Ingredients
The following ingredients have 6 Servings
- 500 gms prawns (shelled and de-veined)
- 2 tbsp oil
- 1 sprig of curry leaves
- 3 tsp ginger garlic paste
- 1 tsp cumin seeds
- 1 tsp coriander seeds
- 1 tbsp black pepper corns
- 1/4 tsp fennel seeds / sombu /saunf
- 1 tsp red chili powder
- 1/4 tsp garam masala
- 1/2 tsp turmeric powder
- salt to taste
Instruction
- Clean the prawn thoroughly and cook them along with turmeric in a pan. The prawns will give out water on it's own. Cook till all the water is dried up from the prawns. Once the water is dried up, switch off the flame.
- Lightly dry roast the cumin seeds, coriander seeds, black pepper corns, fennel seeds and make it to a fine powder in a dry grinder.
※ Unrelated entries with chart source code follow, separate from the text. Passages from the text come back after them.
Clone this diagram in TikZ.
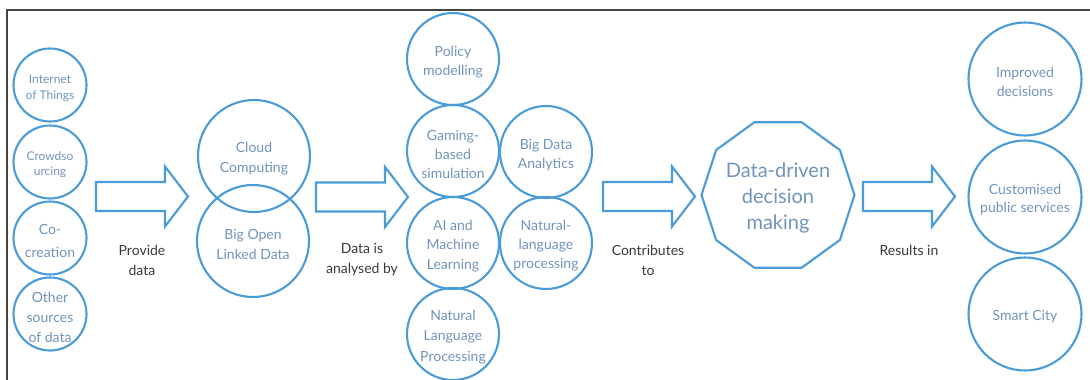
\documentclass[tikz,border=0pt]{standalone}
\usepackage{fontspec}
\setmainfont{Lato}
\usetikzlibrary{shapes.geometric}
\definecolor{cblue}{HTML}{4A9BD6}
\definecolor{ctext}{HTML}{6F94BC}
\definecolor{ldark}{HTML}{3A3A3A}
\definecolor{frame}{HTML}{444444}
\tikzset{
  circ/.style={circle, draw=cblue, line width=2.1pt, inner sep=0pt, minimum size=#1},
  ctxt/.style={text=ctext, align=center, inner sep=0pt},
  fs/.style 2 args={font=\fontsize{#1}{#2}\selectfont},
  lbl/.style={text=ldark, align=center, font=\fontsize{14}{20}\selectfont},
  arrowline/.style={draw=cblue, line width=2.1pt, line join=miter},
  bigarrow/.pic={\draw[arrowline] (0,-14.5) -- (69,-14.5) -- (69,-30) -- (92,0) -- (69,30) -- (69,14.5) -- (0,14.5) -- cycle;}
}
% \bub{name}{position}{diameter}{font size}{baselineskip}{text}
\newcommand\bub[6]{%
  \node[circ=#3] (#1) at #2 {};
  \node[ctxt, fs={#4}{#5}] (#1-t) at ([yshift=-3pt]#1.center) {#6};
}
\begin{document}
\begin{tikzpicture}[x=1pt,y=-1pt]
\useasboundingbox (0,0) rectangle (1090,380);
\draw[frame, line width=1.2pt] (7,380) -- (7,10) -- (1090,10);
% left column
\bub{iot}{(50,85)}{73pt}{12}{16}{Internet\\of Things}
\bub{crowd}{(50,162)}{73pt}{12}{15}{Crowdso\\urcing}
\bub{cocre}{(50,238)}{73pt}{14}{23}{Co-\\creation}
\bub{other}{(50,314)}{73pt}{14}{20}{Other\\sources\\of data}
% second column
\bub{cloud}{(254,156)}{112pt}{14}{20}{Cloud\\Computing}
\bub{bold}{(253,241)}{112pt}{14}{20}{Big Open\\Linked Data}
% analysis
\bub{policy}{(453,59)}{92pt}{14}{19}{Policy\\modelling}
\bub{gaming}{(453,151)}{92pt}{14}{19}{Gaming-\\based\\simulation}
\bub{ai}{(453,243)}{92pt}{14}{19.5}{AI and\\Machine\\Learning}
\bub{nlp}{(453,334)}{92pt}{14}{20.5}{Natural\\Language\\Processing}
\bub{bda}{(546,152)}{92pt}{14}{19}{Big Data\\Analytics}
\bub{nlp2}{(546,243)}{92pt}{14}{19}{Natural-\\language\\processing}
% decision
\node[regular polygon, regular polygon sides=10, draw=cblue, line width=2.1pt, inner sep=0pt, minimum size=153pt] (ddm) at (778,195) {};
\node[ctxt, fs={20}{26}] (ddm-t) at ([yshift=-3pt]ddm.center) {Data-driven\\decision\\making};
% results
\bub{imp}{(1025,79)}{113pt}{14}{19}{Improved\\decisions}
\bub{cust}{(1025,197)}{113pt}{14}{18}{Customised\\public services}
\bub{smart}{(1025,314)}{113pt}{14}{19}{Smart City}
% arrows
\pic at (96,196.5) {bigarrow};
\pic at (316,197) {bigarrow};
\pic at (603,196.5) {bigarrow};
\pic at (863,196.5) {bigarrow};
% labels
\node[lbl] (l1) at (142,260) {Provide\\data};
\node[lbl] (l2) at (362,260) {Data is\\analysed by};
\node[lbl] (l3) at (648,260) {Contributes\\to};
\node[lbl] (l4) at (909,250) {Results in};
\end{tikzpicture}
\end{document}
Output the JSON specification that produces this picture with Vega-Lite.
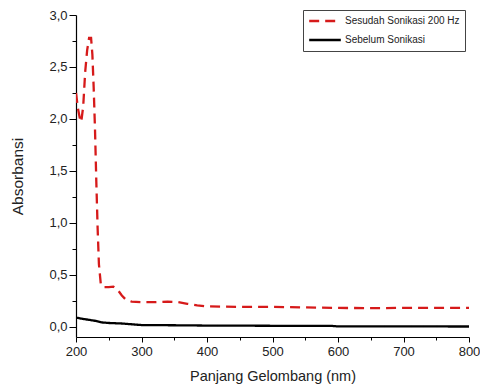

- Heat oil in a non stick pan and add the curry leaves.
- Now add the ginger garlic paste and fry on low heat till the raw smell vanishes.
- Throw in the prawns and fry for another couple of minutes. Do not over fry as the prawns will become hard if you overcook it.
- Toss in the ground spice powder, red chili powder, garam masala powder, salt and mix in well.
- If necessary add in some water to prevent the masala from getting burnt.
- When the raw smell from the masala has gone, switch off the flame and serve hot.